In respect to the note due by the administrator, to the deceased, there can be no doubt, he was properly chargeable with it as money. It was assets in his hands for collection and distribution, and as he could not sue himself, it was properly considered as cash in his hands. [Childress v. Childress, 3 Ala. Rep. 754.]
The note due by McGuire, stands upon a different footing. As a general rule, executors and administrators are not chargeable with notes remaining in their hands as money; though certainly they may subject themselves to account for them, as assets, upon proof of neglect or mismanagement. [Douthitt, Administrator, v. Douthitt, 1 Ala. Rep. 597.] In this case, the administrator having had possession of the estate for about ten years, appears in obedience to the citation, and submits an account for final settlement; upon the final settlement, the Court, “ upon the proof adduced,” being satisfied that he was correctly chargeable with the amount of the note due from McGuire, decrees against him. If there was no evidence authorizing this decree, it should have been shown by an exception. In the absence of any objection, we must presume, either that it was shown that the money had been collected, or that it was lost by the neglect of the administrator, who was entitled to its custody, and upon whom the law devolved the duty of collecting it.

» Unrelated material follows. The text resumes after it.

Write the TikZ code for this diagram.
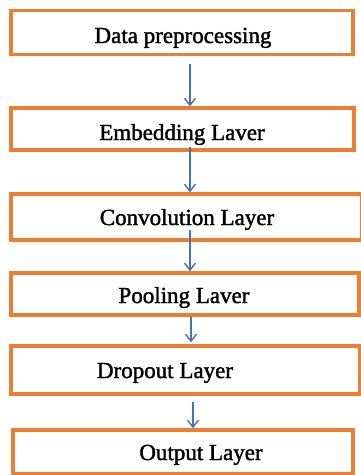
\documentclass[tikz,border=0pt]{standalone}
\usepackage{fontspec}
\setmainfont{Liberation Serif}[FakeBold=1.6]
\usetikzlibrary{arrows.meta}
\definecolor{boxorange}{RGB}{237,125,49}
\definecolor{arrowblue}{RGB}{68,114,180}
\tikzset{
  layerbox/.style={draw=boxorange, line width=3.5pt, rectangle, inner sep=0pt},
  layertext/.style={anchor=base, inner sep=0pt, font=\fontsize{23}{27}\selectfont},
  flow/.style={draw=arrowblue, line width=1.4pt, -{Straight Barb[length=7pt,width=11pt]}}
}
\begin{document}
\begin{tikzpicture}[x=1pt, y=-1pt]
  \useasboundingbox (0,0) rectangle (360,475);

  % stage frames
  \node[layerbox, minimum width=342pt, minimum height=44pt] (b1) at (182,32.5) {};
  \node[layerbox, minimum width=343pt, minimum height=42pt] (b2) at (182.5,129) {};
  \node[layerbox, minimum width=351pt, minimum height=46pt] (b3) at (186.5,217) {};
  \node[layerbox, minimum width=348pt, minimum height=42pt] (b4) at (185,294) {};
  \node[layerbox, minimum width=349pt, minimum height=48pt] (b5) at (185.5,370) {};
  \node[layerbox, minimum width=340pt, minimum height=44pt] (b6) at (183,452) {};

  % stage labels
  \node[layertext] (t1) at (183,43) {Data preprocessing};
  \node[layertext] (t2) at (182,140) {Embedding Laver};
  \node[layertext] (t3) at (187,225) {Convolution Layer};
  \node[layertext] (t4) at (184,303) {Pooling Laver};
  \node[layertext] (t5) at (165,378) {Dropout Layer};
  \node[layertext] (t6) at (201,460) {Output Layer};

  % flow between stages
  \draw[flow] ([xshift=8pt,yshift=-8pt]b1.south) -- ([xshift=7.5pt]b2.north);
  \draw[flow] ([xshift=7.5pt,yshift=5pt]b2.south) -- ([xshift=3.5pt]b3.north);
  \draw[flow] ([xshift=3.5pt,yshift=12pt]b3.south) -- ([xshift=5pt]b4.north);
  \draw[flow] ([xshift=6pt]b4.south) -- ([xshift=5.5pt,yshift=2pt]b5.north);
  \draw[flow] ([xshift=7.5pt,yshift=-6pt]b5.south) -- ([xshift=10pt]b6.north);
\end{tikzpicture}
\end{document}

The record, it is true, does not show, that the administrator was present when the final settlement was made, nor is it important whether he attended or not. He is one of the parties in the cause, and having appeared in obedience to the citation, is affected with notice of all the ulterior proceedings, of which, indeed, the record states due notice was given.
We are unable to perceive any error in the decree of the Court, and it is therefore affirmed.